Friday, January 27, 2012

Where's the boom?



“Austerians” have argued that all the government spending has been “crowding out” the private economy. Well, here is gov’t spending collapsing at the fastest rate in 40 years and we’re growing at a measly, 0.8% (when you take out inventories).


5 comments:

Matt Franko said...

GDP report this morning (4th qtr 2.8% BIG DEAL!) although positive was not very good.

Jives with what you were saying the other day Mike, 4th qtr up a bit but 3rd was 1% and so was 2nd in the 1% range....

Now what?

1qtr '12 off to a shitty start with govt at debt ceiling for first 3 weeks... that should go away today.

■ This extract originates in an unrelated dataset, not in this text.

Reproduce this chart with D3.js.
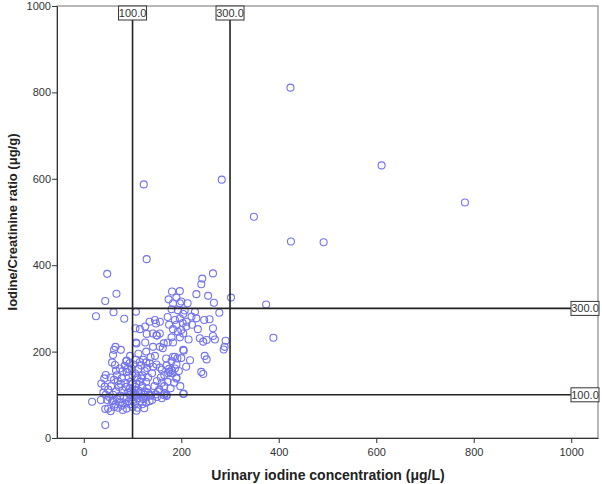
<!DOCTYPE html>
<html>
<head>
<meta charset="utf-8">
<script src="https://cdn.jsdelivr.net/npm/d3@7"></script>
<style>
  body { margin: 0; background: #fff; }
  svg { display: block; font-family: "Liberation Sans", Arial, sans-serif; }
  .tick text { fill: #333; font-size: 11px; }
  .axis path, .axis line { stroke: #333; }
</style>
</head>
<body>
<script>
// values (x = urinary iodine ug/L, y = I/Cr ratio ug/g)
const outliers = [[424,811],[611,631],[782,545],[349,512],[425,455],[492,453],[283,598],[123,587],[129,414],[374,309],[389,232],[302,325]];

const upperLeft = [[48,380],[67,334],[44,317],[107,292],[61,291],[25,282],[83,276],[148,265],[126,258],[115,252],[106,254],[129,241],[150,237],[107,221],[126,221],[164,219],[156,211],[65,211],[62,204],[76,204],[128,200],[135,269],[146,273],[156,269],[142,242],[149,238],[156,242],[142,211],[162,208],[108,219]];

const upperRight = [[265,381],[243,369],[241,356],[231,333],[255,329],[267,313],[278,290],[181,339],[197,340],[174,321],[190,325],[200,316],[213,312],[183,312],[197,312],[180,298],[193,296],[207,295],[228,292],[204,287],[221,281],[231,277],[187,273],[197,277],[211,269],[247,273],[258,275],[234,252],[265,254],[183,252],[193,246],[200,250],[204,242],[265,236],[269,228],[180,233],[197,233],[238,231],[252,227],[245,223],[215,228],[291,225],[172,221],[183,221],[204,204],[287,205],[289,211],[205,202],[248,190],[252,182],[183,188],[187,188],[192,184],[175,262],[190,262],[210,258],[222,262],[172,280],[203,266]];

const midRight = [[135,173],[142,165],[149,170],[156,163],[160,158],[190,140],[190,138],[241,153],[245,148],[166,103],[170,97],[170,100],[204,102],[205,103],[169,184],[137,187],[146,190],[165,146],[158,140],[150,132],[172,130],[185,128],[175,160],[180,178],[190,170],[195,155],[200,185],[210,165],[218,180],[165,120],[178,115],[140,150],[145,120],[155,112],[160,92],[135,100],[140,88],[150,95],[152,108],[160,128],[182,150],[198,120],[170,168],[176,153],[180,157],[173,150],[187,161],[148,101],[165,99]];

const leftDense = [[87,178],[107,181],[122,181],[64,169],[45,146],[36,126],[17,84],[44,67],[44,30],[108,63],[124,69],[60,192],[88,179],[94,173],[84,167],[98,161],[88,153],[74,161],[43,119],[55,140],[62,135],[70,132],[78,138],[85,128],[92,140],[100,145],[105,150],[112,160],[118,168],[125,155],[130,162],[110,140],[115,130],[120,120],[100,125],[95,115],[90,105],[80,110],[72,118],[66,108],[60,100],[52,95],[45,100],[40,105],[35,88],[48,88],[58,85],[68,90],[75,98],[82,92],[88,95],[95,100],[102,105],[108,98],[112,110],[118,102],[125,108],[130,115],[100,88],[92,85],[85,80],[78,75],[70,70],[62,72],[55,62],[50,68],[65,78],[75,82],[95,78],[105,80],[115,85],[122,90],[128,95],[110,70],[100,72],[88,68],[80,65],[120,78],[60,88],[50,112],[42,138],[56,120],[68,145],[80,155],[96,130],[108,125],[118,138],[128,130],[104,112],[86,118],[76,125],[66,156],[58,175],[95,190],[112,195],[120,145],[132,140],[128,175],[90,160],[102,170],[115,176],[100,95],[104,100],[110,92],[118,96],[125,100],[132,105],[138,98],[112,104],[97,108],[106,118],[135,85],[128,82]];

const xTicks = [0, 200, 400, 600, 800, 1000];
const yTicks = [0, 200, 400, 600, 800, 1000];
const xRefs = [100, 300];
const yRefs = [100, 300];

const points = [].concat(outliers, upperLeft, upperRight, midRight, leftDense);

const width = 602, height = 484;
const margin = {top: 6, right: 4, bottom: 46, left: 57};

const x = d3.scaleLinear().domain([-55, 1055]).range([margin.left, width - margin.right]);
const y = d3.scaleLinear().domain([0, 1000]).range([height - margin.bottom, margin.top]);

const svg = d3.select("body").append("svg")
    .attr("width", width)
    .attr("height", height);

// frame
svg.append("rect")
    .attr("x", margin.left).attr("y", margin.top)
    .attr("width", width - margin.left - margin.right)
    .attr("height", height - margin.top - margin.bottom)
    .attr("fill", "none")
    .attr("stroke", "#888")
    .attr("stroke-width", 1.2);

svg.append("g")
    .attr("class", "axis")
    .attr("transform", "translate(0," + (height - margin.bottom) + ")")
    .call(d3.axisBottom(x).tickValues(xTicks).tickSize(5).tickSizeOuter(0).tickFormat(d3.format("d")))
    .call(g => g.selectAll("text").attr("dy", "0.95em"));

svg.append("g")
    .attr("class", "axis")
    .attr("transform", "translate(" + margin.left + ",0)")
    .call(d3.axisLeft(y).tickValues(yTicks).tickSize(5).tickSizeOuter(0).tickFormat(d3.format("d")))
    .call(g => g.selectAll("text").attr("x", -6));

// points
svg.append("g")
    .selectAll("circle")
    .data(points)
    .enter().append("circle")
    .attr("cx", d => x(d[0]))
    .attr("cy", d => y(d[1]))
    .attr("r", 3.5)
    .attr("fill", "none")
    .attr("stroke", "#7373ee")
    .attr("stroke-width", 1.1);

// reference lines
const refs = svg.append("g");
refs.selectAll(".vref")
    .data(xRefs)
    .enter().append("line")
    .attr("x1", d => x(d)).attr("x2", d => x(d))
    .attr("y1", margin.top).attr("y2", height - margin.bottom)
    .attr("stroke", "#222").attr("stroke-width", 1.6);
refs.selectAll(".href")
    .data(yRefs)
    .enter().append("line")
    .attr("x1", margin.left).attr("x2", width - margin.right)
    .attr("y1", d => y(d)).attr("y2", d => y(d))
    .attr("stroke", "#222").attr("stroke-width", 1.6);

const fmt = d3.format(".1f");
const bw = 28, bh = 14;

const vlab = refs.selectAll(".vlab")
    .data(xRefs)
    .enter().append("g")
    .attr("transform", d => "translate(" + (x(d) - bw / 2) + "," + margin.top + ")");
vlab.append("rect")
    .attr("width", bw).attr("height", bh)
    .attr("fill", "#fff").attr("stroke", "#333");
vlab.append("text")
    .attr("x", bw / 2).attr("y", 11)
    .attr("text-anchor", "middle")
    .style("font-size", "11px").attr("fill", "#333")
    .text(d => fmt(d));

const hlab = refs.selectAll(".hlab")
    .data(yRefs)
    .enter().append("g")
    .attr("transform", d => "translate(" + (width - margin.right - bw + 1) + "," + (y(d) - bh / 2) + ")");
hlab.append("rect")
    .attr("width", bw).attr("height", bh)
    .attr("fill", "#fff").attr("stroke", "#333");
hlab.append("text")
    .attr("x", bw / 2).attr("y", 11)
    .attr("text-anchor", "middle")
    .style("font-size", "11px").attr("fill", "#333")
    .text(d => fmt(d));

// axis titles
svg.append("text")
    .attr("x", 328)
    .attr("y", 480)
    .attr("text-anchor", "middle")
    .style("font-size", "14px").style("font-weight", "bold")
    .attr("fill", "#222")
    .text("Urinary iodine concentration (μg/L)");

svg.append("text")
    .attr("transform", "translate(17," + ((margin.top + height - margin.bottom) / 2) + ") rotate(-90)")
    .attr("text-anchor", "middle")
    .style("font-size", "13px").style("font-weight", "bold")
    .attr("fill", "#222")
    .text("Iodine/Creatinine ratio (μg/g)");
</script>
</body>
</html>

Now with $1.2T of ceiling ahead of them (previous raisings of only $400B and $500B which makes Treasury tentative to begin with) perhaps Treasury will open their wallet and start net spending in earnest...

We'll see, knowing these morons, they will want to keep a lid on net spending to keep the deficit as low as possible heading into the elections this year...

Resp

Tom Hickey said...

The public is convinced that the government is like a big household, so politicians are afraid to be seen as not doing anything about rising public debt and federal deficits, even if they know better. No one is daring to stand up and explain how this works.

The Fed chair is politically independent, so it is arguably his job to do so, and Bernanke has said enough to show that he realizes that fiscal injection is required. But he is reluctant to speak out, ostensibly because this involves fiscal policy, which exceeds the Fed's purview. Crazy.

Matt Franko said...

Tom,

From Bernanke just the other day:

"Chairman Bernanke: Well, as you know, Federal Reserve makes it a
policy to try to avoid commenting on specific individual tax and
spending programs and I don't have those numbers at hand in any case.
But what I would say is the following, is that what I've tried to convey to Congress and I think many other economists have taken the same view, is that responsible fiscal policy has at least two
components at this point. One is of course importantly to achieve
fiscal sustainability
. And to achieve fiscal sustainability over a long period of time we need to be acting soon, now would be
preferable
[Ed: ?!?!?!?!?], to making credible commitments to reducing spending, to improving our programs, to modifying or simplifying our tax code.... blah, blah blah...."

Bernanke is hopeless. I dont see what you are seeing.... he is a big part of the problem.

Resp,

mike norman said...

Q4 GDP:

+1.9% contribution from inventories
+0.3% contribution from autos

Strip out both and we're growing at 0.5%. Looks like Q1 could even be negative.

Tom Hickey said...

I am not claiming he has anything right but the realization that monetary policy cannot affect UE and so it should be removed from the Fed's mandate to prevent confusion. BB knows that fiscal is required but he is terrified of the IGBC that he sees looming like a bogeyman under the bed that will come out as soon as it gets dark. Of course, he is a moron, but at least he is not a complete simpleton and does realize the difference between monetary and fiscal. Most of the rest don't get this and think that the Fed can do magic with monetary policy. Now the Fed's magic wand is being shown up for what it really is, a wagging tongue desperately trying to create expectations based on very serious sounding blather.